THERE WAS NEVER MUCH DOUBT in the minds of Austro-Hungarian military intelligence that Serbia was behind the June 1914 assassination of the Archduke Franz Ferdinand. Nevertheless, they allowed their police force and judiciary to conduct a thorough investigation before presenting the Serbian government with an ultimatum detailing the actions it would have to take to avoid war. The shelling of the Serbian capital, Belgrade, commenced only after the Serbian government’s response to Austria-Hungary’s ultimatum had been considered and rejected.
That is how a civilised nation responds to a terrorist attack.
Today, 7 April 2017 (NZ Time) the American President, Donald Trump, ordered the launch of 59 Tomahawk cruise missiles against military targets in the Republic of Syria. Having authorised an act of war against a fellow member of the United Nations, President Trump then called upon “all civilized nations to join us in seeking to end this slaughter and bloodshed in Syria and also to end terrorism of all kinds and all types.”
It is important to note that the Republic of Syria had, at the time it was attacked, committed no act of aggression against the United States of America. That being the case, the US had no legal justification, under the United Nations Charter, for attacking the Republic of Syria.
The American President has invoked the national security of the United States as justification for his use of military force. But, exactly how a state located thousands of miles from US borders, and racked by a brutal civil war, could possibly constitute a clear and present danger to the national security of the United States, the President did not make clear.
President Trump is, of course, relying upon the global outrage occasioned by the horrific gassing of Syrian civilians on Tuesday (4/4/17) to provide some sort of moral cover for his country’s flagrant breach of international law. The Trump Administration will point to the precedent established by President Bill Clinton in 1999. When, citing the “responsibility to protect” innocent civilians from lethal aggression by their own government, the Clinton Administration unleashed deadly airstrikes against the Republic of Serbia.
The problem with the Responsibility to Protect doctrine (apart from the fact that it is not recognised in international law) is that it is invariably invoked at moments of crisis, when it is extremely difficult, if not impossible, to verify the claims of the power, or powers, intent on doing the “protecting”.
In the case of the Khan Sheikhoun gassing, no time has been allowed for an independent investigation of the multiple accusations that the government of the Syrian President, Bashar al-Assad, is responsible.

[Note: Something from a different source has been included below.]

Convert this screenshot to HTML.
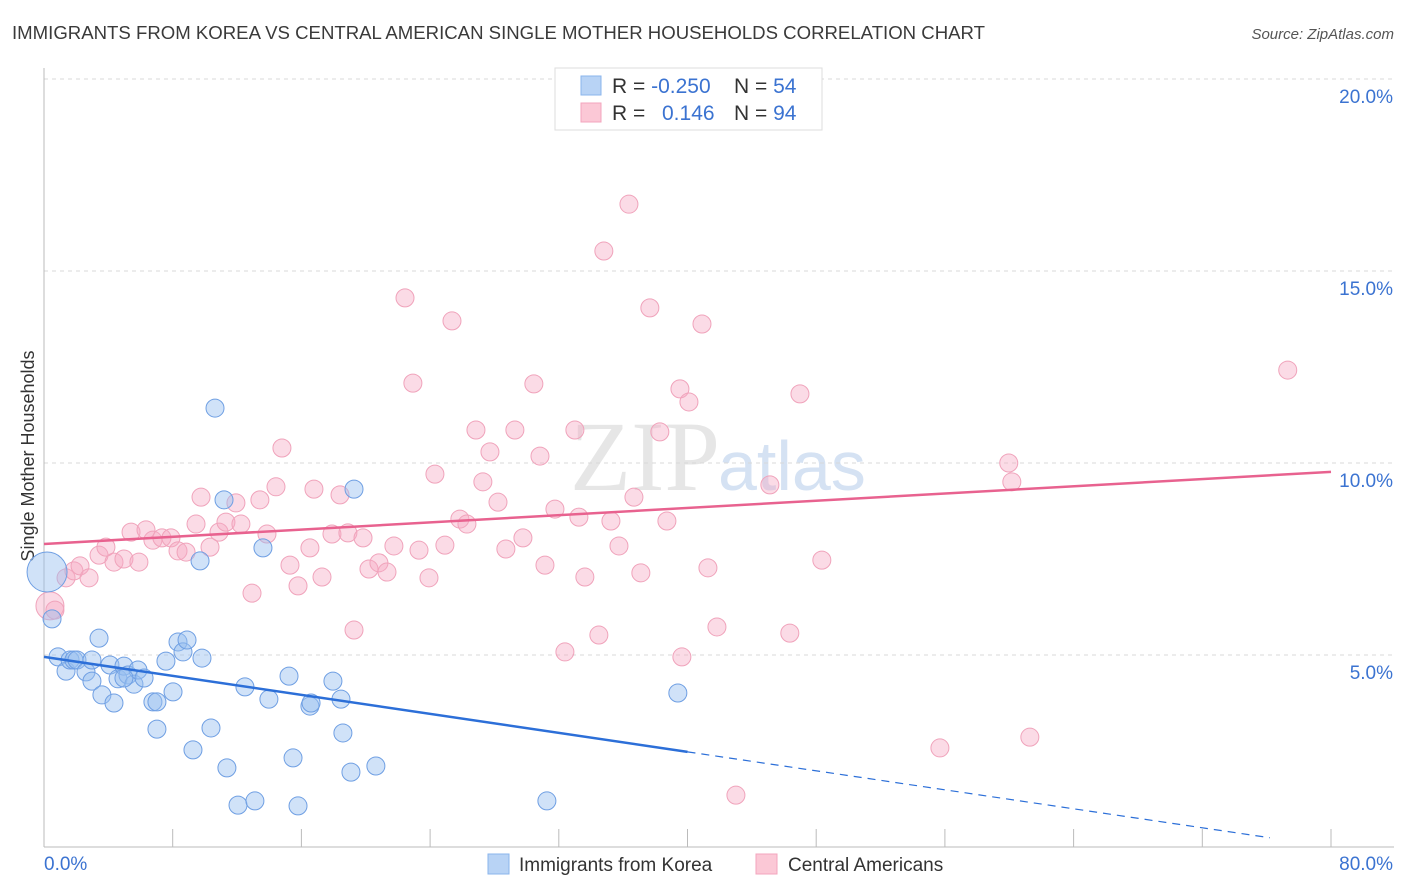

These claims, all of them made by enemies of the Syrian government, have not been tested by the United Nations Security Council. Nothing even remotely resembling proof of the Syrian Government’s guilt has been presented for international scrutiny.
The contrast between the conduct of the Trump Administration and the administration of George W Bush is striking. Prior to its invasion of the Republic of Iraq in March 2003, the United States Government dispatched its Secretary of State, Colin Powell, to the UN Security Council where he attempted to make the case for a military assault upon the regime of President Saddam Hussein. That Powell’s “evidence” of “weapons of mass destruction” subsequently proved to be completely false, does not detract from the fact that the American Government at least felt obliged to offer some form of justification for what it was about to do.
What has also become clear, since the missile launch, is that the American congress was not consulted or advised before the order to attack Syria was given. President Trump decided to make war upon another sovereign state unilaterally – apparently unconcerned that his decision was in clear contravention of Article One, Section 8, Clause 11 of the United States Constitution which states that “[The Congress shall have Power…] To declare War” – not the President.
No matter, President Trump was more than willing to advise his fellow citizens, and the world, that the Syrian President was a “dictator” who had “launched a horrible chemical weapons attack on innocent civilians”. He made this statement from his Florida retreat, Mar-a-Lago, breaking briefly from his talks with the Chinese President, Xi Jinping. The fact that President Xi also wields dictatorial powers, and that the Peoples Republic of China also stands accused of serious human-rights violations, clearly did not strike President Trump as either ironic or hypocritical.
The American President concluded his public statement by expressing the hope that “as long as America stands for justice, then peace and harmony will in the end prevail.”
More important, however, in terms of preserving “peace and harmony”, was the forbearance of the Russian President, Vladimir Putin. Informed by the Americans that an attack was imminent, President Putin advised his military commanders in Syria (and, presumably, his Syrian allies) to take no preventative or retaliatory action in response to the United States aggression.
For all our sakes, it is to be hoped that, in the days ahead, the Russian President’s commitment to civilised international conduct remains steadfast.